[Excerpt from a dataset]
· · · · ·

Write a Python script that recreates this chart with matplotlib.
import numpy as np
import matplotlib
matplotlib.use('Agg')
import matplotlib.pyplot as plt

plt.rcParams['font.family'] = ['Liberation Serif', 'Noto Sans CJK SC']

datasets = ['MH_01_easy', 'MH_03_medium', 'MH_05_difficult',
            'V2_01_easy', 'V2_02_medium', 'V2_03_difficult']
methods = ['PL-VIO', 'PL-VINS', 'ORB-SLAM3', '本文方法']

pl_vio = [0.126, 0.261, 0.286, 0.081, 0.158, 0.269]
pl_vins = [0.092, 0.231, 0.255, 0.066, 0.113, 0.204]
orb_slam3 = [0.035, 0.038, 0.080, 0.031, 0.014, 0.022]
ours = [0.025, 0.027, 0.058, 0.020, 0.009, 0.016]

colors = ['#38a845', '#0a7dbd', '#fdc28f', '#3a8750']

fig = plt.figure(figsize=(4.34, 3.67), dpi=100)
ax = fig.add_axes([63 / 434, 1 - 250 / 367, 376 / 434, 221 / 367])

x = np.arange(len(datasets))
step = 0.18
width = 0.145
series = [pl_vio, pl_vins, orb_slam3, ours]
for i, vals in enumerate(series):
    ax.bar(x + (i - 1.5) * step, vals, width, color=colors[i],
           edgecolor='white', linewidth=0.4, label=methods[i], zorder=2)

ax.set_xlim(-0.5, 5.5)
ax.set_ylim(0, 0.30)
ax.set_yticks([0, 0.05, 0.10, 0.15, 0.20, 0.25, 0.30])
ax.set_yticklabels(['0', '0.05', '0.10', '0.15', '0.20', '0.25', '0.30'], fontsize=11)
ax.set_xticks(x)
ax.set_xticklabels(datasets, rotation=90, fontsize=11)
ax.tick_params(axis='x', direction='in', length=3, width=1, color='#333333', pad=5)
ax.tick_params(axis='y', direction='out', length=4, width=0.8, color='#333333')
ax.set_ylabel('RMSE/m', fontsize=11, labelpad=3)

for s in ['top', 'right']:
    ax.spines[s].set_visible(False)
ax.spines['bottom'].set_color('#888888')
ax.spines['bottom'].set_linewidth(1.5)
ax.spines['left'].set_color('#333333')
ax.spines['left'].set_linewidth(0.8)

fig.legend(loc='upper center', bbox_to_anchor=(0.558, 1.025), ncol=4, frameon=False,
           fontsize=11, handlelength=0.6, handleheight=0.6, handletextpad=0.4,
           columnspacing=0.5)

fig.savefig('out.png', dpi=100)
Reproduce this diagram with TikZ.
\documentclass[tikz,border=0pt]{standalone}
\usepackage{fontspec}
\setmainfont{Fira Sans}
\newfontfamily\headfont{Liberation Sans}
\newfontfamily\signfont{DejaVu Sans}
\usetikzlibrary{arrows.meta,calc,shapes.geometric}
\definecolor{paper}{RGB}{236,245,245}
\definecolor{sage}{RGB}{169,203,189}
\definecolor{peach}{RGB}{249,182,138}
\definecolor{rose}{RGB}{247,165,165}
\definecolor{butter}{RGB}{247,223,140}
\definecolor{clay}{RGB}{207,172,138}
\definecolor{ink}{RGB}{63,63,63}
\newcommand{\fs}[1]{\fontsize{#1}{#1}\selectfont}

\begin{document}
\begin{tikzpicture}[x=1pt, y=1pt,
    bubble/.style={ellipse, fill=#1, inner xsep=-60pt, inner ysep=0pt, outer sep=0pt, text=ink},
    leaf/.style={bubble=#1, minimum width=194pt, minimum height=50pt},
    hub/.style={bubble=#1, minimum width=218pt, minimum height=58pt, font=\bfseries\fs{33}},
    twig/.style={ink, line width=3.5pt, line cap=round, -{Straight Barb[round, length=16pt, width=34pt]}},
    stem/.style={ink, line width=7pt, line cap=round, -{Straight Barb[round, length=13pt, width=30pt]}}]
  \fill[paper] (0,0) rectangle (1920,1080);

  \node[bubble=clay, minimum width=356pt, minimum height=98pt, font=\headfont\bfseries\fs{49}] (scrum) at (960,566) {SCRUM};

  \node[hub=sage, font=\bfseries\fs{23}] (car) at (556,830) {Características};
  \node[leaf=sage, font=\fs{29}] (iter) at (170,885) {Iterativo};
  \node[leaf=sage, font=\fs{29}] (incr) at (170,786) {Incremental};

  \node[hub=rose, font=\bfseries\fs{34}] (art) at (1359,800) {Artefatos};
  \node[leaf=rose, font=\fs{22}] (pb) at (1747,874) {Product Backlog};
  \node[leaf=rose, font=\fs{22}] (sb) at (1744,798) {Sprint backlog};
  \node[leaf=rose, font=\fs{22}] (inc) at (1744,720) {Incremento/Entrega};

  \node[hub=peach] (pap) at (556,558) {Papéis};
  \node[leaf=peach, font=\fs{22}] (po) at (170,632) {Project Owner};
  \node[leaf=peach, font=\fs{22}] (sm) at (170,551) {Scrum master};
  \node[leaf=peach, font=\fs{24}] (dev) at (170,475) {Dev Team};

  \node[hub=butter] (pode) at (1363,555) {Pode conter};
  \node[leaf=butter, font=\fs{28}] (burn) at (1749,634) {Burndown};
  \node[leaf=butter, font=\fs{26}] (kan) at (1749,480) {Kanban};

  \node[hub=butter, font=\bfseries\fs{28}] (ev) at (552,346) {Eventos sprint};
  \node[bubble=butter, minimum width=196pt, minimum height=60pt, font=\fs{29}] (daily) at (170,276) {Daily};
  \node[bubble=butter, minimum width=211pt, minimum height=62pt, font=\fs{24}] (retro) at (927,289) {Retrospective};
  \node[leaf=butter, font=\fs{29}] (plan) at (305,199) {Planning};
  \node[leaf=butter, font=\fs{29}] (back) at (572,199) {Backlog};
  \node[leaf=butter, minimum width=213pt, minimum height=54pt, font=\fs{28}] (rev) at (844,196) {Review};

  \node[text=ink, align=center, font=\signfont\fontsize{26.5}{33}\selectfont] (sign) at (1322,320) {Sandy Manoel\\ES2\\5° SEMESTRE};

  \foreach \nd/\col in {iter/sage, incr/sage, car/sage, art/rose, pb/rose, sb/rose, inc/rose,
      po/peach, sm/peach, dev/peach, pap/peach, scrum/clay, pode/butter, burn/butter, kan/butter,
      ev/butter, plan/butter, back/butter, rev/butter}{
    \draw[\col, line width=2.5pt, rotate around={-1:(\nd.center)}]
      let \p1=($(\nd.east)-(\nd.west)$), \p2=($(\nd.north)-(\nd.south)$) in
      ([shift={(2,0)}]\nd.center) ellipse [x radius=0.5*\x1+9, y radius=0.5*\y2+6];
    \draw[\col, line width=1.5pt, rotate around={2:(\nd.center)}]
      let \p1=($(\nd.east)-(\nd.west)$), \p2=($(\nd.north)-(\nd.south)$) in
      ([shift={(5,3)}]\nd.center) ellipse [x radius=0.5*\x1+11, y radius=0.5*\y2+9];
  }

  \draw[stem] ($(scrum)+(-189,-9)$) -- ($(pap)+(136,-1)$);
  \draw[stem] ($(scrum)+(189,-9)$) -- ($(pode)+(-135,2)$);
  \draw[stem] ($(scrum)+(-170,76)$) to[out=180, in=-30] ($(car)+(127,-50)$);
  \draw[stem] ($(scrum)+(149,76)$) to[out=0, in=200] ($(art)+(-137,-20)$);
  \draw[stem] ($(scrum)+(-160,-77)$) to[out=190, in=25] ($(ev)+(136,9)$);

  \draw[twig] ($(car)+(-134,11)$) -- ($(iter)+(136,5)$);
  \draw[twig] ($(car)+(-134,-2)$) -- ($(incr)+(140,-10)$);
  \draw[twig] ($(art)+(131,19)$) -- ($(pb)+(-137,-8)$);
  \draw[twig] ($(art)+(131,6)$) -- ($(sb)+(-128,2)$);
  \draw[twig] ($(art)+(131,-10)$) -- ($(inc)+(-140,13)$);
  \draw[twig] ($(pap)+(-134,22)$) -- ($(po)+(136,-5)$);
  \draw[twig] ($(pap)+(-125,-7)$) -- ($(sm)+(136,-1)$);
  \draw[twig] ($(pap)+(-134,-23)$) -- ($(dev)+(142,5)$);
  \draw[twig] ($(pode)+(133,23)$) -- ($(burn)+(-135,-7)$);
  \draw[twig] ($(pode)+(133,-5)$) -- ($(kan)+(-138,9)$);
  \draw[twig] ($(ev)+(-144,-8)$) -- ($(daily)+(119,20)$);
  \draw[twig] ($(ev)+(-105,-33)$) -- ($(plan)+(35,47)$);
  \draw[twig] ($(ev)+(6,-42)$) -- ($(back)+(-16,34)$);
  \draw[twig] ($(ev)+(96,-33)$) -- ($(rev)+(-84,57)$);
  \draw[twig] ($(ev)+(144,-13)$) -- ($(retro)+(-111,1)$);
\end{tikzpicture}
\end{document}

· · · · ·

Every line from the first entry to the line containing "methods = ['PL-VIO', 'PL-VINS', 'ORB-SLAM3', '本文方法']" should be transcribed exactly, and nothing beyond it.

• **Output of the task**:
Write a Python script that recreates this chart with matplotlib.
import numpy as np
import matplotlib
matplotlib.use('Agg')
import matplotlib.pyplot as plt

plt.rcParams['font.family'] = ['Liberation Serif', 'Noto Sans CJK SC']

datasets = ['MH_01_easy', 'MH_03_medium', 'MH_05_difficult',
            'V2_01_easy', 'V2_02_medium', 'V2_03_difficult']
methods = ['PL-VIO', 'PL-VINS', 'ORB-SLAM3', '本文方法']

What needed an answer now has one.